The most notable book here is one I’d never heard of, until someone gave me a copy. (I sadly can’t recall who, so if it was you, tell me so I can thank you appropriately!) The Book of the Unknown is freaking fabulous short stories about twelve of the Lamed-Vav Tzadikim, the thirty-six legendary Jewish figures whose virtue keeps God from destroying the world. It’s one of my favorite Jewish myths, and Keats’ take on it is particularly awesome. Each story features a holy figure who is terribly flawed. One is a liar, one a cheat, one a rebel, one a murderer, one a whore; every single story takes those supposedly negative traits and shows how they are holy. Every single story has the feel of a parable, and yet the main characters come alive in the few pages each one gets. I also loved that this book makes a big deal out of a specifically Jewish myth, and unpacks the “flaws” and “virtues” of the people in the stories in a particularly Jewish way. Highly recommended.
I suppose I’m obligated to write something about Suzanne Collins, since everyone seems to feel very strongly about this particular series. I loved the first book, but found each successive book weaker and weaker – despite each one attempting something grander and grander. And if you’re wondering about the truly important question: I’m a Gale girl, and I really didn’t like where Collins took the character. The guy who stands by your side from day to day, the one you trust to take care of your family, the one who helps you stand on your own two feet? That’s way better than the guy who moons over you from a distance until tragedy forces you together.
Dark Matter is a type of book I usually rather enjoy (the secret history) written by an author I usually rather enjoy, but for some reason I didn’t like it much. My theory is that it assumes just a bit more knowledge of the period than I actually had, which left me missing the point of some fairly crucial plot strands. Isaac Newton, intrepid detective, is pretty awesome, and I was fascinated by all the stories of his time at the Royal Mint. Unfortunately, some of the larger political threads involved in the investigation never came alive for me. The book would have been stronger, I think, if it had stuck to counterfeiting and smuggling, and to the well-realized political tension over the existence of the Mint itself.
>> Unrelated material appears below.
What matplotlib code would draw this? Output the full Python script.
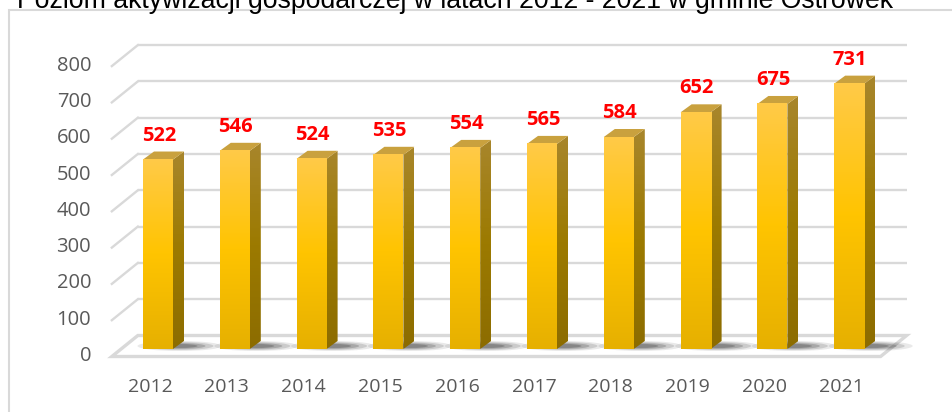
import matplotlib.pyplot as plt
import numpy as np
from matplotlib.patches import Polygon, Ellipse
from matplotlib.transforms import offset_copy
from matplotlib.colors import LinearSegmentedColormap

years = ['2012', '2013', '2014', '2015', '2016', '2017', '2018', '2019', '2020', '2021']
values = [522, 546, 524, 535, 554, 565, 584, 652, 675, 731]
yticks = [0, 100, 200, 300, 400, 500, 600, 700, 800]
title = 'Poziom aktywizacji gospodarczej w latach 2012 - 2021 w gminie Ostrówek'

W, H = 952, 412
fig = plt.figure(figsize=(W / 100, H / 100), dpi=100)
# axes placed so that bar plane value 0 sits at y=349px, x=-0.5 at 119.6px
ax = fig.add_axes([119.6 / W, 63 / H, 768 / W, 290.4 / H])
ax.set_xlim(-0.5, 9.5)
ax.set_ylim(0, 800)
ax.axis('off')

# pixel -> data size helpers (axes geometry is fixed)
ppx = 768 / 10.0        # px per x unit
ppy = 290.4 / 800.0     # px per y unit


def dd(dx, dy):
    return dx / ppx, dy / ppy


grid_c = '#d9d9d9'
x0, x1 = -0.48, 9.53
fx, fy = dd(-9.3, -7.5)   # front edge offset
bx, by = dd(16.7, 13.5)   # back wall offset

# floor
floor = Polygon([(x0 + fx, fy), (x1 + fx, fy), (x1 + bx, by), (x0 + bx, by)],
                closed=True, facecolor='white', edgecolor=grid_c, lw=2.4,
                clip_on=False, zorder=1)
ax.add_patch(floor)

# gridlines (back wall) and left diagonals
for v in yticks[1:]:
    ax.plot([x0 + bx, x1 + bx], [v + by, v + by], color=grid_c, lw=1.7,
            clip_on=False, zorder=1, solid_capstyle='butt')
    ax.plot([x0 + fx, x0 + bx], [v + fy, v + by], color=grid_c, lw=1.7,
            clip_on=False, zorder=1)

# tick labels
lab_tr = offset_copy(ax.transData, fig=fig, x=-30, y=-7.5 + 0.5, units='dots')
for v in yticks:
    ax.text(x0, v, str(v), transform=lab_tr, ha='right', va='center',
            fontsize=14.5, color='#595959', family='Open Sans')

bw = 30 / ppx
sdx, sdy = dd(11, 8)
cmap = LinearSegmentedColormap.from_list('gold', ['#ffca48', '#ffc400', '#e6b000'])
side_cmap = LinearSegmentedColormap.from_list('side', ['#a8862c', '#9c7a00', '#8c6c00'])
grad = np.linspace(0, 1, 256).reshape(-1, 1)

for i, v in enumerate(values):
    # floor shadow
    for k, a in enumerate([0.10, 0.16, 0.22, 0.28]):
        sw, sh = dd(84 - k * 16, 10 - k * 2)
        ax.add_patch(Ellipse((i + 0.28, dd(0, 3)[1]), sw, sh, facecolor='#303030',
                             edgecolor='none', alpha=a, clip_on=False, zorder=2))
    l, r = i - bw / 2, i + bw / 2
    ax.imshow(grad, cmap=cmap, extent=(l, r, 0, v), aspect='auto',
              zorder=4, clip_on=False)
    side = Polygon([(r, 0), (r + sdx, sdy), (r + sdx, v + sdy), (r, v)],
                   facecolor='none', edgecolor='none', clip_on=False, zorder=3)
    ax.add_patch(side)
    im = ax.imshow(grad, cmap=side_cmap, extent=(r, r + sdx, 0, v + sdy),
                   aspect='auto', zorder=3, clip_on=True)
    im.set_clip_path(side)
    ax.add_patch(Polygon([(l, v), (r, v), (r + sdx, v + sdy), (l + sdx, v + sdy)],
                         facecolor='#c9a13e', edgecolor='none', clip_on=False, zorder=3))

ax.set_xlim(-0.5, 9.5)
ax.set_ylim(0, 800)

val_tr = offset_copy(ax.transData, fig=fig, x=1, y=24, units='dots')
yr_tr = offset_copy(ax.transData, fig=fig, x=-8, y=-38, units='dots')
for i, v in enumerate(values):
    ax.text(i, v, str(v), transform=val_tr, ha='center', va='center',
            fontsize=14.5, fontweight='bold', color='#ff0000', family='Open Sans')
    ax.text(i, 0, years[i], transform=yr_tr, ha='center', va='center',
            fontsize=14, color='#595959', family='Open Sans')

# chart frame
fig.patches.append(plt.Rectangle((9 / W, -0.1), 1.0, 1 - 10 / H + 0.1,
                                 transform=fig.transFigure, fill=False,
                                 edgecolor=grid_c, lw=1.5))

fig.text(17 / W, 1 - 8 / H, title, ha='left', va='baseline', fontsize=19.2,
         family='Liberation Sans', color='black')
fig.text(3 / W, 1 - 5 / H, '–', ha='right', va='baseline', fontsize=19.2,
         family='Liberation Sans', color='black')

fig.savefig('out.png', dpi=100)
Finally, The Elegance of the Hedgehog is another of those books that sat on my shelf for a long time. Precocious twelve-year-old girl meets secretly-intellectual concierge … what’s next, They Fight Crime? But this book was a miniature delight. It’s not very long, and it’s not very broad in scope; almost all of the action takes place in a single apartment building, and even then mostly in the minds and hearts of the two main characters. It is, however, a love letter to the joys of secret reading, of private thinking, of carefully constructed lives – and to the joy of self-revelation, when you finally find someone with whom to share your innermost being. Lovely.